Salmon Study Released & New Conservation Partnership
A new study by researchers at Oregon State University suggests that wild coho salmon that choose mates with disease-resistant genes different from their own are more likely to produce greater numbers of adult offspring returning to the river some three years later.
The researchers also found that hatchery-reared coho – for some unknown reason – do not appear to have the same ability to select mates that are genetically diverse, which may, in part, explain their comparative lower reproductive success. According to Amelia Whitcomb, who did the research as a master's student at OSU and is lead author on the publication, "This is the first study to examine mate choice among wild-spawning fish of both hatchery and wild origin, and the results suggest that greater diversity of immune genes between wild-born pairs of coho salmon may increase offspring survival."
The farm bill has in it a new conservation program which some say will revolutionize the way soil and water conservation programs are carried out.
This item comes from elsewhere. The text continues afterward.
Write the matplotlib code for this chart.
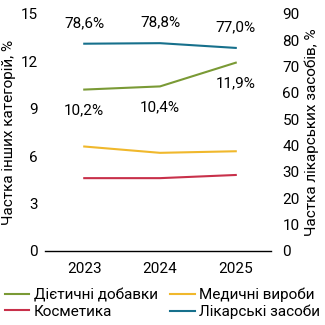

The new Regional Conservation Partnership program will target eight areas according to Ag Secretary, Tom Vilsack.
VILSACK: The eight areas involve the Great Lakes, the Chesapeake Bay, the Mississippi River Basin, the Long Leaf Pine Range in the southeastern part of the country. The Columbia River Basin, the California Bay Delta, the Prairie Grasslands area and the Colorado River Basin. Eight significant bodies, eight significant regions in the country which impact and affect water quality, water quantity and habitat.
Now with today's Food Forethought, here's Lacy Gray.
This has been National Beef Month, which works perfectly with all the grills being fired up now that warmer weather has finally arrived. And even with rising meat prices beef is still one of America's favorites when it comes to grilling. Those watching their calorie and fat intake will find it interesting that there are twenty-nine cuts of beef that meet government guidelines for lean, which means they have less than ten grams of fat and less than four point five grams of saturated fat per serving. On top of that, those twenty-nine cuts of beef are packed with nutrients, like zinc, iron, a multitude of B-vitamins, and protein. To help in identifying lean cuts of beef at the supermarket just remember loin and round, those choices should get you lean cuts of beef every time. Whether your favorite for the grill is sirloin, top loin, tender loin, or top round you know it's going to taste good. And now you know that while you may be choosing beef because of its flavor, you're also making a healthy food choice. This year it may cost a bit more to barbecue beef, but it's worth it.
Thanks Lacy. That's today's Northwest Report. I'm Greg Martin on the Ag Information Network.